# solve $t^5+t+1=0$

I honestly don't have any idea at all on how to solve this. I am asked to find solutions under $\mathbb{R},\mathbb{Q},\mathbb{C}$ respectively but this seems impossible to solve without a computer.

• It shouldn't be hard to graph it at least and figure out how many roots it has. Because it has a real simple derivative. By the IVT there's at least one root between $-1$ and $0$. I suspect it only has one, but I didn't do the details so not sure. – Gregory Grant Jan 17 '16 at 20:16
• Maybe works $(t^{2}+t+1)(t^{3}-t^{2}+1)=0$ – pablocn_ Jan 17 '16 at 20:17
• Yeah isn't the derivative always positive? So it can have only one root. – Gregory Grant Jan 17 '16 at 20:17
• It has only one real root. Do you think you can factor it? – Akiva Weinberger Jan 17 '16 at 20:21

HINT:

$$t^5+t+1=0\Longleftrightarrow$$ $$\left(t^2+t+1\right)\left(t^3-t^2+1\right)=0$$

Split into two equations:

• Use the 'abc-formula' to find the solution to: $$t^2+t+1=0$$

• $$t^3-t^2+1=0\Longleftrightarrow$$

Eliminate the quadratic term by substituting $x=t-\frac{1}{3}$:

$$1-\left(x+\frac{1}{3}\right)^2+\left(x+\frac{1}{3}\right)^3=0\Longleftrightarrow$$ $$x^3-\frac{x}{3}+\frac{25}{27}=0\Longleftrightarrow$$

If $x=y+\frac{\lambda}{y}$ then $y=\frac{1}{2}\left(x+\sqrt{x^2-4\lambda}\right)$:

$$25+\frac{1}{3}\left(-y-\frac{\lambda}{y}\right)+\left(y+\frac{\lambda}{y}\right)^3=0\Longleftrightarrow$$

Multiply both sides by $y^3$ and collect in terms of $y$;

Substitute $\lambda=\frac{1}{9}$ and then $z=y^3$, yielding a quadratic equation in the variable $z$:

$$z^2+\frac{25z}{27}+\frac{1}{729}=0$$

• Omg.
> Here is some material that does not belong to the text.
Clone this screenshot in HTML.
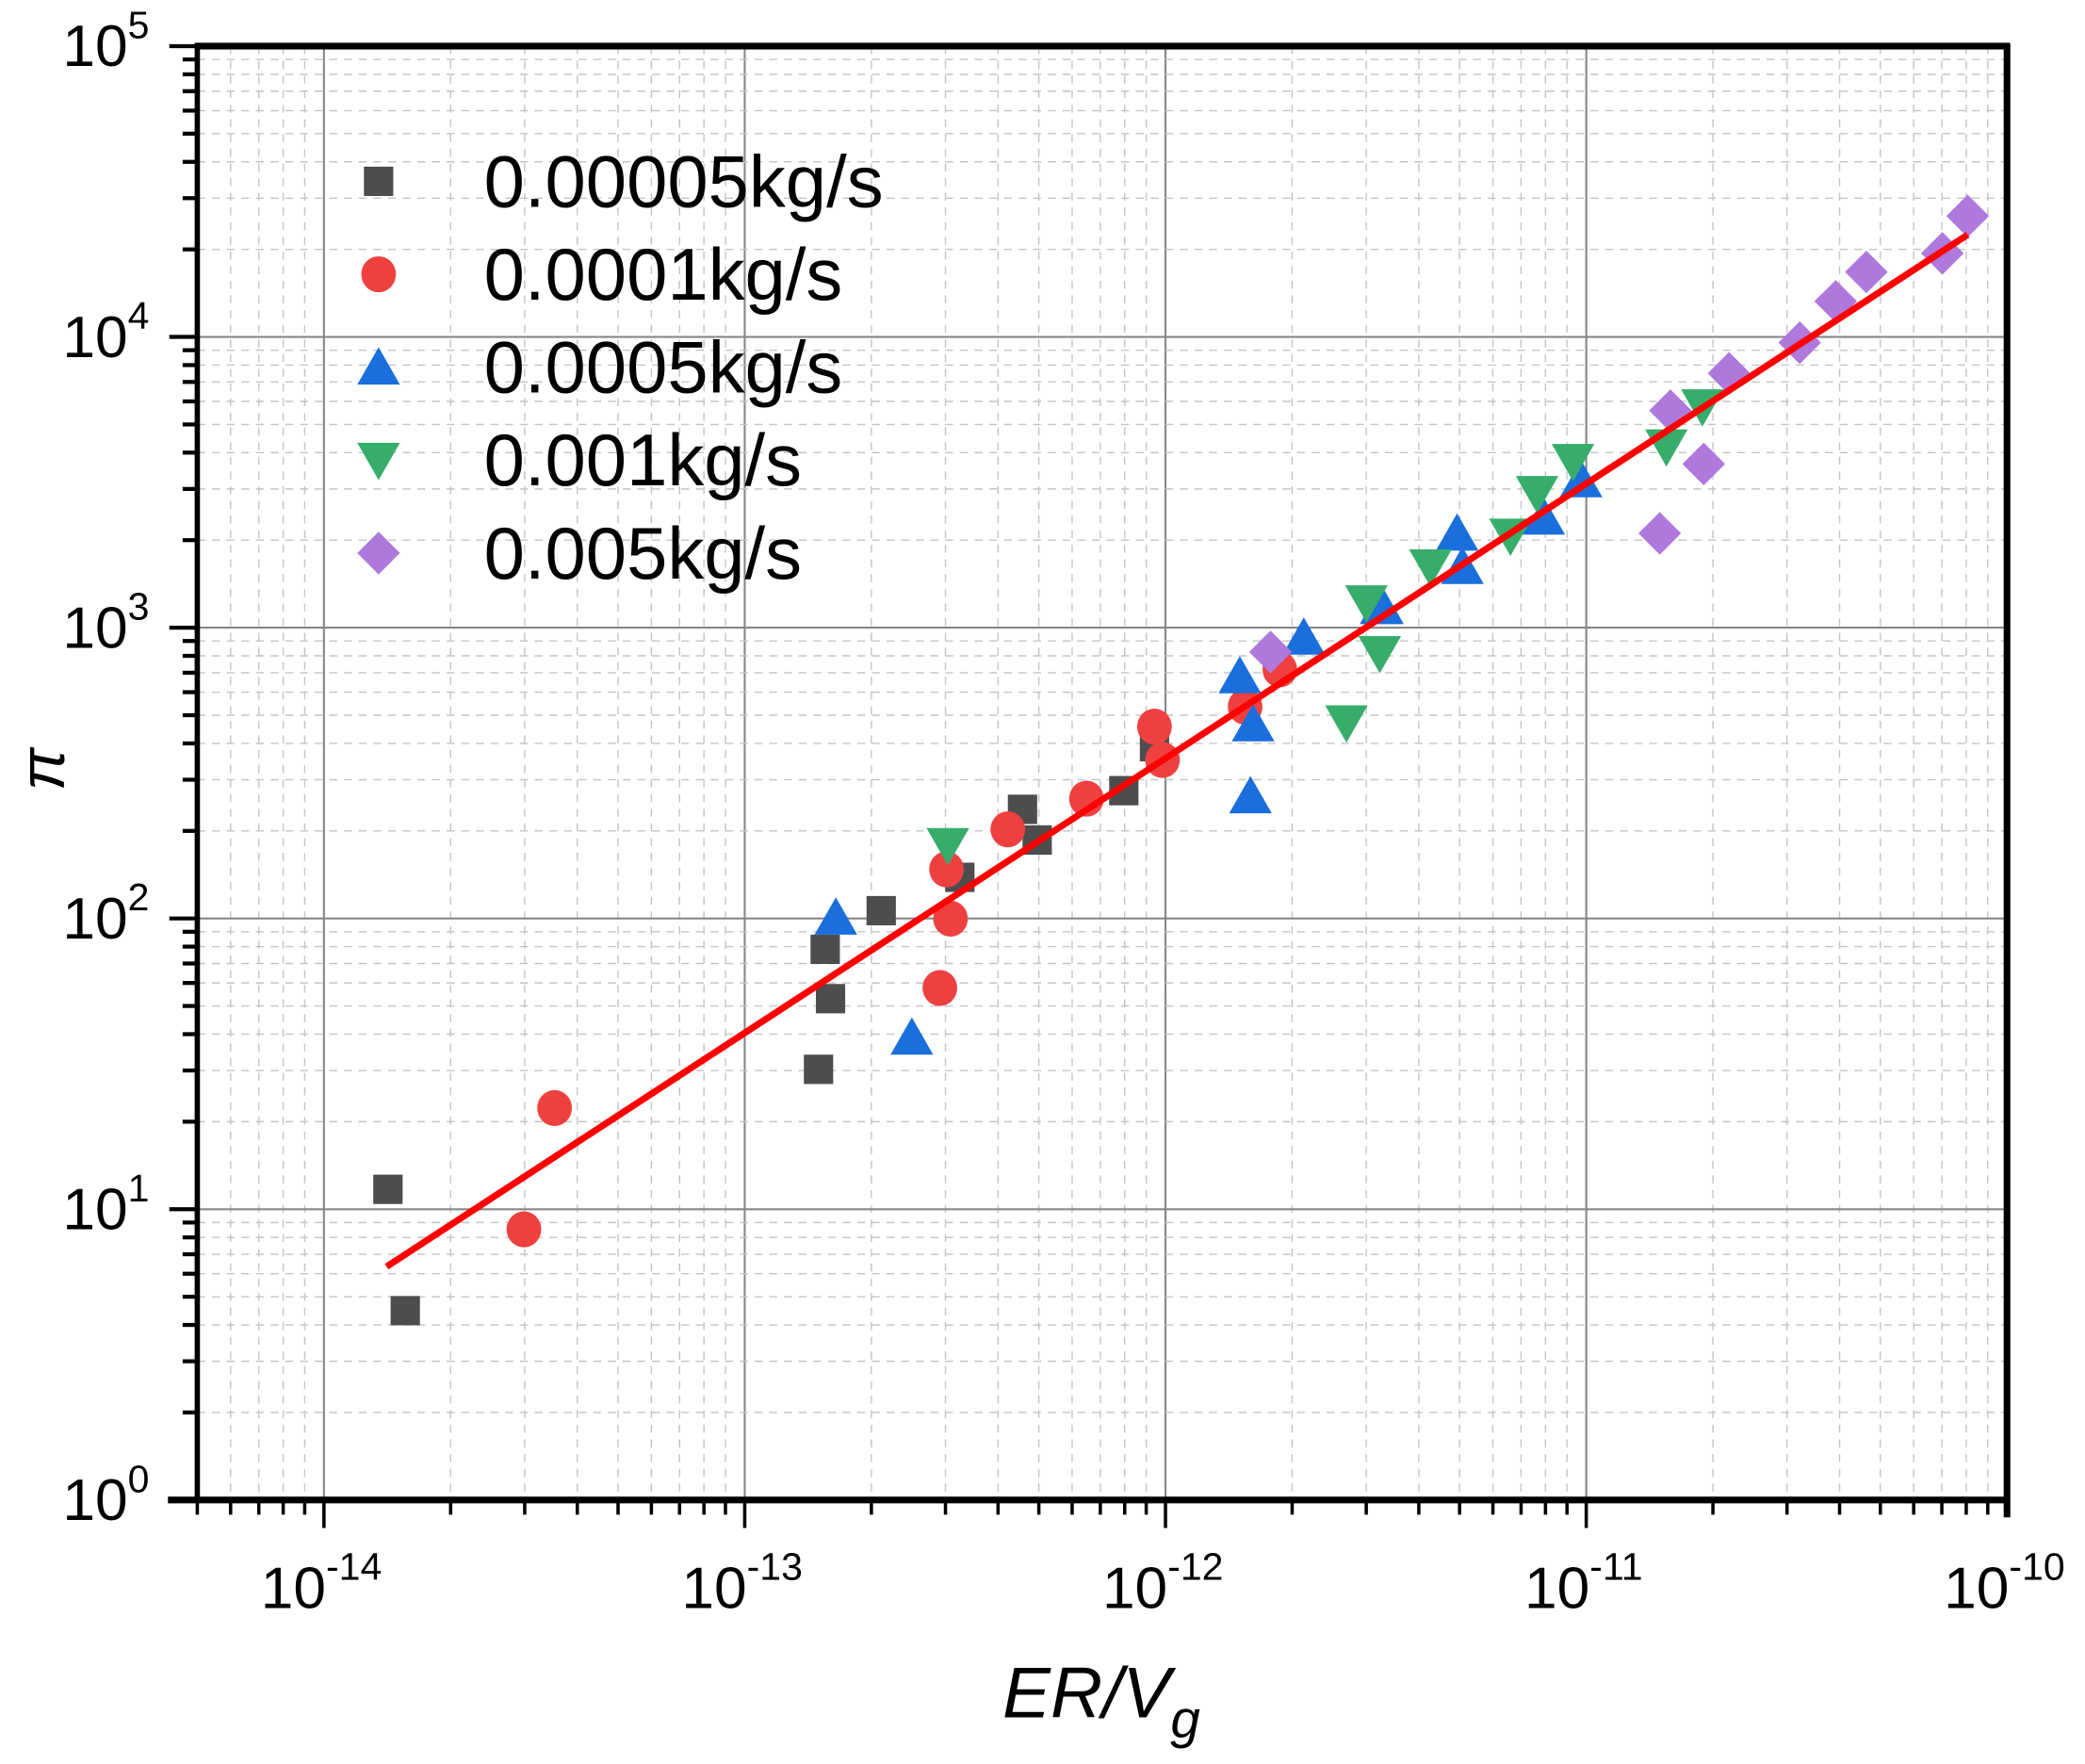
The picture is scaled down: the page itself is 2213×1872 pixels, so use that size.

Where did you learn all that? – johni Jan 17 '16 at 20:42
• Is "abc-formula" another name for the quadratic formula? I've never heard it called that before – ziggurism Jan 18 '16 at 12:51
• @ziggurism yes it is! – Jan Eerland Jan 18 '16 at 13:05
• Seems like you could also justify the name for the Pythagorean theorem if you wanted. – ziggurism Jan 20 '16 at 21:03

$$t^5+t+1=(t^2+t+1)(t^3-t^2+1)=0$$

The equation $t^2+t+1=0$ can easily be solved. The equation $t^3-t^2+1=0$ can be solved either numerically or with the (complicated) formula for cubic equations.

For $\mathbb Q$ one can use the rational root theorem.

This gives that the only $1$ and $-1$ can be rational roots, but they clearly aren't.